Introduction to Hyman Bloom

by Robert Alimi

People tried to label his work: Expressionism, Abstract Expressionism, Symbolism, Jewish art, Spiritual art. But nothing really worked, no label was accurate. No label was enough. No art, past or present looks like Hyman Bloom's. He's a solitary wonder. His apartness continues to be a liability to his placement in art history, but it is a great, great blessing for us all.

Background

Hyman Bloom was one of the most original and intellectually ambitious American artists of the twentieth century. Born in 1913 in what is now Latvia, he immigrated to Boston as a child and lived and worked there for most of his life.
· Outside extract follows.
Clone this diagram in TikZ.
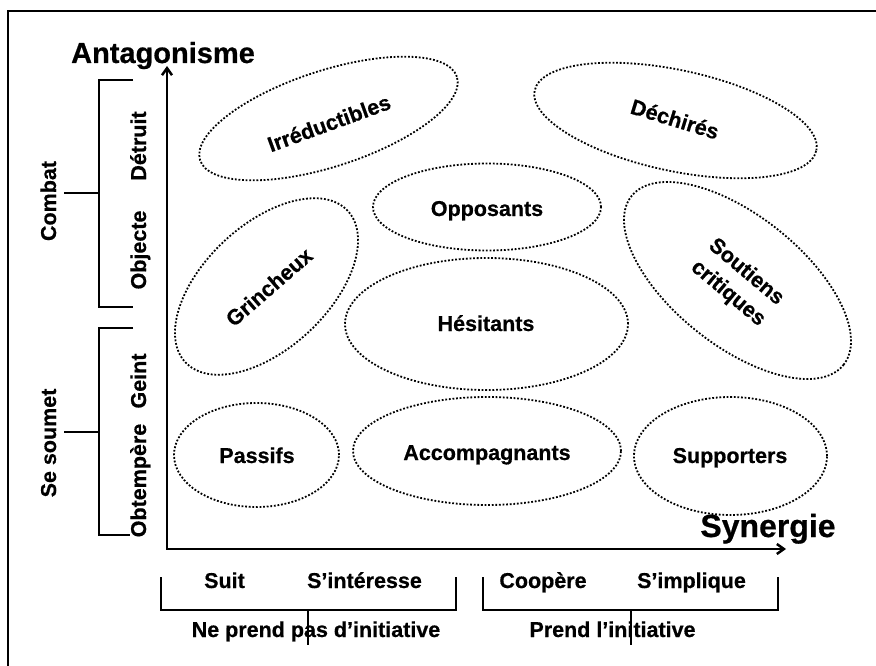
\documentclass[tikz,border=0pt]{standalone}
\usepackage{fontspec}
\setmainfont{Liberation Sans}[BoldFeatures={FakeBold=0.6}]
\usetikzlibrary{arrows.meta, shapes.geometric, positioning}

\tikzset{
  grp/.style={draw, ellipse, inner sep=0pt, line width=1.8pt, dash pattern=on 1.8pt off 1.8pt},
  lbl/.style={font=\fontsize{21.5}{28}\selectfont\bfseries, align=center, inner sep=0pt},
  ttl/.style={inner sep=0pt, anchor=base},
  brk/.style={line width=1.2pt},
  stem/.style={line width=1.8pt},
  axe/.style={line width=2.5pt, {Straight Barb[length=7pt,width=10pt]}-{Straight Barb[length=7pt,width=10pt]}},
}

\begin{document}
\begin{tikzpicture}[x=1pt, y=-1pt]
  \useasboundingbox (0,0) rectangle (876,666);
  \clip (0,0) rectangle (876,666);
  \draw[line width=2pt] (8,11) rectangle (890,680);

  % axes
  \coordinate (O) at (167,549);
  \coordinate (ytip) at (167,66);
  \coordinate (xtip) at (786,549);
  \draw[axe, line join=miter] (ytip) -- (O) -- (xtip);
  \node[ttl, font=\fontsize{29}{32}\selectfont\bfseries] (ant) at (163,63) {Antagonisme};
  \node[ttl, font=\fontsize{32}{36}\selectfont\bfseries] (syn) at (768,537) {Synergie};

  % groups
  \node[grp, minimum width=270, minimum height=96, rotate=18] (irr) at (328.5,118.5) {};
  \node[lbl, rotate=20] (irr-t) at (329,123) {Irréductibles};
  \node[grp, minimum width=288, minimum height=101, rotate=-12] (dec) at (675.5,120.5) {};
  \node[lbl, rotate=-17] (dec-t) at (675,119) {Déchirés};
  \node[grp, minimum width=228, minimum height=87] (opp) at (487,207) {};
  \node[lbl, anchor=base] (opp-t) at (487,216) {Opposants};
  \node[grp, minimum width=222, minimum height=124, rotate=43] (gri) at (266.5,286.5) {};
  \node[lbl, rotate=41] (gri-t) at (269,287) {Grincheux};
  \node[grp, minimum width=283, minimum height=132] (hes) at (486.5,324) {};
  \node[lbl, anchor=base] (hes-t) at (486,331) {Hésitants};
  \node[grp, minimum width=271, minimum height=130, rotate=-38.5] (sou) at (737.5,280.5) {};
  \node[lbl, rotate=-40] (sou-t) at (737,283) {Soutiens\\critiques};
  \node[grp, minimum width=165, minimum height=104] (pas) at (256.5,455) {};
  \node[lbl, anchor=base] (pas-t) at (257,463) {Passifs};
  \node[grp, minimum width=268, minimum height=108] (acc) at (487,451) {};
  \node[lbl, anchor=base] (acc-t) at (487,460) {Accompagnants};
  \node[grp, minimum width=193, minimum height=118] (sup) at (730.5,456) {};
  \node[lbl, anchor=base] (sup-t) at (730,463) {Supporters};

  % left scale
  \node[lbl, rotate=90, anchor=base] (det) at (146,146) {Détruit};
  \node[lbl, rotate=90, anchor=base] (obj) at (146,250) {Objecte};
  \node[lbl, rotate=90, anchor=base] (gei) at (146,381) {Geint};
  \node[lbl, rotate=90, anchor=base] (obt) at (146,480.5) {Obtempère};
  \node[lbl, rotate=90, anchor=base] (com) at (56,201) {Combat};
  \node[lbl, rotate=90, anchor=base] (sou2) at (56,443) {Se soumet};

  \coordinate (c1) at (133,80);  \coordinate (c2) at (133,307);
  \coordinate (c3) at (133,328); \coordinate (c4) at (130,535);
  \draw[brk] (c1) -- (99,80) -- (99,307) -- (c2);
  \draw[brk] (c3) -- (99,328) -- (99,535) -- (c4);
  \coordinate (cm) at (99,193);  \coordinate (sm) at (99,432);
  \draw[stem] (64,193) -- (cm);
  \draw[stem] (64,432) -- (sm);

  % bottom scale
  \node[lbl, anchor=base] (sui) at (224.5,588) {Suit};
  \node[lbl, anchor=base] (int) at (364.5,588) {S’intéresse};
  \node[lbl, anchor=base] (coo) at (543,588) {Coopère};
  \node[lbl, anchor=base] (imp) at (691.5,588) {S’implique};
  \node[lbl, anchor=base] (npi) at (316,637) {Ne prend pas d’initiative};
  \node[lbl, anchor=base] (pi) at (612.5,637) {Prend l’initiative};

  \coordinate (b1) at (161,577); \coordinate (b2) at (456,577);
  \coordinate (b3) at (483,577); \coordinate (b4) at (778,577);
  \draw[brk] (b1) -- (161,610) -- (456,610) -- (b2);
  \draw[brk] (b3) -- (483,610) -- (778,610) -- (b4);
  \coordinate (bm) at (308,610); \coordinate (pm) at (631,610);
  \draw[stem] (bm) -- (308,645);
  \draw[stem] (pm) -- (631,645);
\end{tikzpicture}
\end{document}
His artistic foundation was unusually rigorous. As a teenager at Boston’s West End Community Center he studied under Harold Zimmerman, whose method emphasized imagination, memory, and compositional logic. This discipline, applied to his considerable natural gifts for drawing, gave Bloom a level of technical command unmatched by other draftsmen of the century and drawing remained core to his artistic practice throughout his career.

Body of Work

What most distinguishes Bloom is the spiritual and emotional force of his imagery. His chandelier and bride paintings, his monumental depictions of rabbis, his treasure pictures,  and—most controversially—his cadaver and autopsy works of the 1940s and 1950s are not sensationalist, but meditations on mortality, ritual, and transcendence. For Bloom, beauty could reside in decay and transformation as much as in harmonious form.
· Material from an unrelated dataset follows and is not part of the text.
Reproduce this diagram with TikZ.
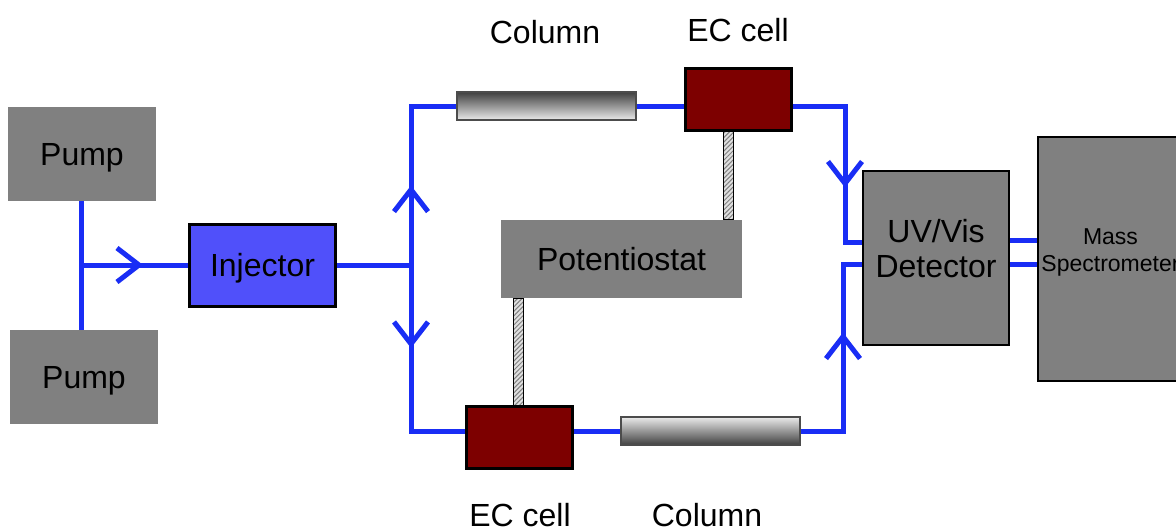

His later decades produced equally compelling works. In the 1960s he created vast charcoal landscapes—dense, dark, and metaphysical—which he extended into his landscape oils of the 1970s and 1980s. These are not descriptive scenes but immersive environments where forest forms embody memory, perception, and cycles of  regeneration.

Beyond Expressionism

Hyman Bloom is often labeled an expressionist, largely because his reputation was formed in the 1940s through paintings of intense gesture and vivid color. Those works led institutions to group him with movements such as German Expressionism, Abstract Expressionism, and most commonly Boston Expressionism. Yet this classification reflects a view shaped by the paintings alone. His drawings of the 1950s and 1960s—rooted in classical draftsmanship, anatomical study, and metaphysical inquiry—reveal a very different artistic foundation and bring his broader aims into sharper focus.  When drawing is considered alongside painting, not subordinate to it, Bloom appears less an expressionist and more a visionary modernist— a modern mystic— grounded in classical structure evolved into visionary expression.

Bloom avoided artistic factions, exhibited sporadically, and had a intense distaste for the commercial side of art; he understood his work as solitary, spiritual, and private. Rather than belonging to the narrative, socially driven expressionism of Jack Levine or Karl Zerbe, Bloom aligns more closely with visionary predecessors such as Blake, Ryder, and Redon, and as an artist for whom spiritual inquiry and technical mastery were inseparable.

Legacy

Today, in an art-historical climate overly eager to categorize artists, Bloom is best understood as a visionary modernist whose work joins classical discipline to metaphysical inquiry. Whether depicting forests, cadavers, beggars, or scholars in contemplation, his work invites viewers into a realm where physical and spiritual realities converge. For those encountering him for the first time, Bloom offers an experience that is demanding, transformative, and unforgettable.